**Direction**
Filter the data below for the string "this" and copy each matching line.

[Code that draws figures]
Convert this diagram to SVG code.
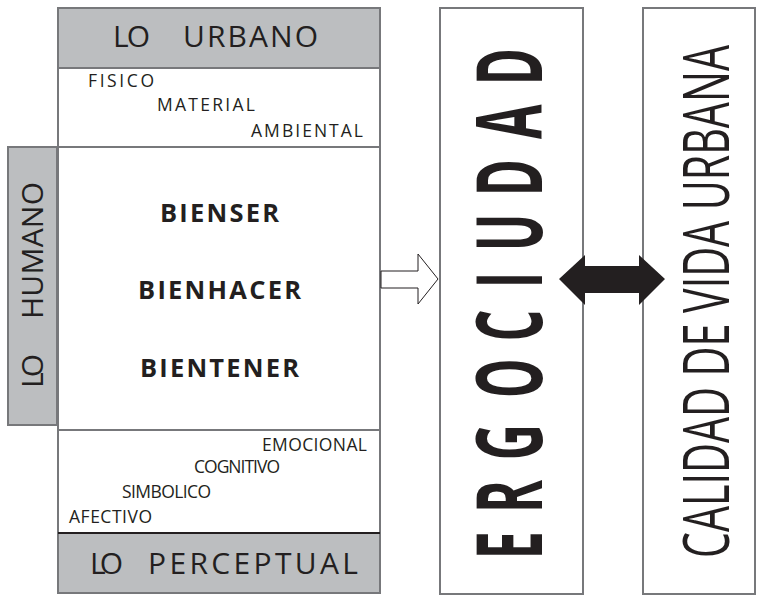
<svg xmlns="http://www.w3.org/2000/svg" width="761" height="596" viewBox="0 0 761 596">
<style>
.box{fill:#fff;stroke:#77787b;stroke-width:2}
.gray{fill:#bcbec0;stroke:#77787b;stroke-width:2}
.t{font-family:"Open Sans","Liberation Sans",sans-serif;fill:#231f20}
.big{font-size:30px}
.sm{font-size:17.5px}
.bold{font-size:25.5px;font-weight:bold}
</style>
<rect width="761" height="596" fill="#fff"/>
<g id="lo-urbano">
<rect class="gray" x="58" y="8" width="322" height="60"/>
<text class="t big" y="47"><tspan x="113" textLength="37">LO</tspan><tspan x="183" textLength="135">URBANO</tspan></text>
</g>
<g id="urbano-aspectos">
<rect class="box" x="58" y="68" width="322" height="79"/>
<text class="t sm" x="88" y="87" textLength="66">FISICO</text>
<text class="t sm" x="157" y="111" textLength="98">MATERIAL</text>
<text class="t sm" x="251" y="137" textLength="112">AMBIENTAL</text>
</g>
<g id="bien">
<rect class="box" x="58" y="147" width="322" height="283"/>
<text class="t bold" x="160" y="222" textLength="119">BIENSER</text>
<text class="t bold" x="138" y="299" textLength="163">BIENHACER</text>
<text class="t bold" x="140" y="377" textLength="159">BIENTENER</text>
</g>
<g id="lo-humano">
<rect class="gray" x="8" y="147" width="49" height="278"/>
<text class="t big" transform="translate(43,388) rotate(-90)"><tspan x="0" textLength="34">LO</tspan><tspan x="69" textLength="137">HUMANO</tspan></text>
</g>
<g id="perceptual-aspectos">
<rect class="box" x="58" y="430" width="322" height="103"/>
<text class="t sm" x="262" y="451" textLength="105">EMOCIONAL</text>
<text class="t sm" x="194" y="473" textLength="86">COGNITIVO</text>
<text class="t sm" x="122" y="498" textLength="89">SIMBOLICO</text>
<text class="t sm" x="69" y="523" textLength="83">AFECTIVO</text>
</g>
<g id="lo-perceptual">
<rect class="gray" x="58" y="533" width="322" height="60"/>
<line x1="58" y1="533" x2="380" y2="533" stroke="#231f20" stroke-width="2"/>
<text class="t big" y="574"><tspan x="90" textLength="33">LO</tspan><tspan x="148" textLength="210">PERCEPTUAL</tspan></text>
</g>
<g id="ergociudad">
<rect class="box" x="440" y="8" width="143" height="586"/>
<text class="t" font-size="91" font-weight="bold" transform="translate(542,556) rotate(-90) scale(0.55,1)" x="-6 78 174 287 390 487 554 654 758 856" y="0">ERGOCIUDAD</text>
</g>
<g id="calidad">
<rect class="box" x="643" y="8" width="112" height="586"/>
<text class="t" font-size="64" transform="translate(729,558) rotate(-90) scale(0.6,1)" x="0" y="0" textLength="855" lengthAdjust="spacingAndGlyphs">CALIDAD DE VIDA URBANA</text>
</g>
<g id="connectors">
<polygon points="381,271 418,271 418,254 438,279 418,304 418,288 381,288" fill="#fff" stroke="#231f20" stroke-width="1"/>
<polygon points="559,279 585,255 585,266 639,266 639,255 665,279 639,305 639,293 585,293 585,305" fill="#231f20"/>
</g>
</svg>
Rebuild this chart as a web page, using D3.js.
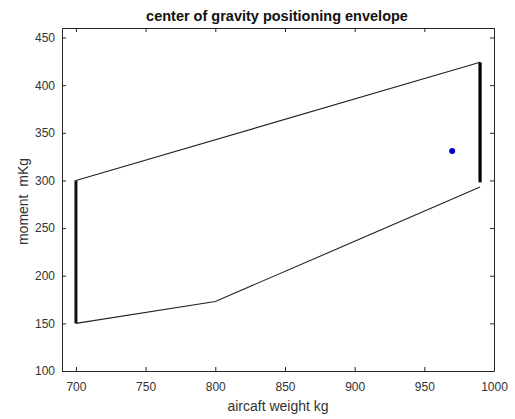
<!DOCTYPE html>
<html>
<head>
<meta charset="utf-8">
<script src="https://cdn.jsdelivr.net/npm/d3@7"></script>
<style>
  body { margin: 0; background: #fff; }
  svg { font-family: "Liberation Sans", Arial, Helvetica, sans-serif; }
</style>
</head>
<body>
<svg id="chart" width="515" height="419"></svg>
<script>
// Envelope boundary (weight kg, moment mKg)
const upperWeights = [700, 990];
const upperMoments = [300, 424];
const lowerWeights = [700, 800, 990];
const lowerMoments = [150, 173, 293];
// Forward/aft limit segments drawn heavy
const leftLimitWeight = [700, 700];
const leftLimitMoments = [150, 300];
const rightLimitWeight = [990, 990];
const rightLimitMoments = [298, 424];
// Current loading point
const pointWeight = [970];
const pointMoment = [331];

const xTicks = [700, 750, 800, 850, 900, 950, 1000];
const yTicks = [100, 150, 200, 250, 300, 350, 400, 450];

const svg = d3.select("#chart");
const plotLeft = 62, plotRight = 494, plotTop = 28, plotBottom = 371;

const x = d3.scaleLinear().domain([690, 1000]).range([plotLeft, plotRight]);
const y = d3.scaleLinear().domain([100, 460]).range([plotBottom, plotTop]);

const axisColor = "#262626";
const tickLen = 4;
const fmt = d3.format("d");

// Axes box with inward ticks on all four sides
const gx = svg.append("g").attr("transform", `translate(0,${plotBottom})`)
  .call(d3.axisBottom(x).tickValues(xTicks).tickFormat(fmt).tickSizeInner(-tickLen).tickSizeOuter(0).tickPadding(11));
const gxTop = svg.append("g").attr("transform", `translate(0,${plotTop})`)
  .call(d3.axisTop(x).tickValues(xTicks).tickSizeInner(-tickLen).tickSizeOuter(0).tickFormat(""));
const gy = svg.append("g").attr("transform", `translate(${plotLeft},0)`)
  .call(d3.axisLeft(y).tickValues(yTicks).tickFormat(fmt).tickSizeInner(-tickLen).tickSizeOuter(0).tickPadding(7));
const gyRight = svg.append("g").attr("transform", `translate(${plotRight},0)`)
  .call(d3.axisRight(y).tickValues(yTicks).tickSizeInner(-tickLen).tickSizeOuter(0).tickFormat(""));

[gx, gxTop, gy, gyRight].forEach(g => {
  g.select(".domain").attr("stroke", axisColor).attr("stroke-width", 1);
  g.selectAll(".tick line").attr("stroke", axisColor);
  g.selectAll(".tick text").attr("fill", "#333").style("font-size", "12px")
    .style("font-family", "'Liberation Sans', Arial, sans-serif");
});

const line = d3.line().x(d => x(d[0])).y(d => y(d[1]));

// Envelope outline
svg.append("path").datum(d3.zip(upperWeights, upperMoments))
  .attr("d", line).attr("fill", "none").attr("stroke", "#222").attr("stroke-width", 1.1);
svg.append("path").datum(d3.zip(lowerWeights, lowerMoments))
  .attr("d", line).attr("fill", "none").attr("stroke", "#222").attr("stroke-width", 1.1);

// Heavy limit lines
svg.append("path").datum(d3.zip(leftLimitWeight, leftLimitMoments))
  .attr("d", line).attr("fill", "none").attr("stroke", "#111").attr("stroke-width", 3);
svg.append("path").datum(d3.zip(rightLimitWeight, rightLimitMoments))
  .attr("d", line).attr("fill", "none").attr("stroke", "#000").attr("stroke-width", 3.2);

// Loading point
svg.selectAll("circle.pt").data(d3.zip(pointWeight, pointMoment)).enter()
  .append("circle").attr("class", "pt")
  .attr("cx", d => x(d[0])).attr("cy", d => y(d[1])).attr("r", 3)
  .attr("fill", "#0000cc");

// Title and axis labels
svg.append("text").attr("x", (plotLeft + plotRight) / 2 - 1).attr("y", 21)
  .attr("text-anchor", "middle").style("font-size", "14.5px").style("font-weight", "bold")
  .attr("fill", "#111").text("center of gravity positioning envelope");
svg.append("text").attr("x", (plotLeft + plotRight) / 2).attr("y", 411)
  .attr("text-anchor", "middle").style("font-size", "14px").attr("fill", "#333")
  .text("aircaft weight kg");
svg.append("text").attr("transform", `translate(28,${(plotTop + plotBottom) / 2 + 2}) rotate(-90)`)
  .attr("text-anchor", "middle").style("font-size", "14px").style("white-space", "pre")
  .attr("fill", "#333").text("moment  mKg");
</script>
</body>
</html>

**The completed task**
Convert this diagram to SVG code.
Rebuild this chart as a web page, using D3.js.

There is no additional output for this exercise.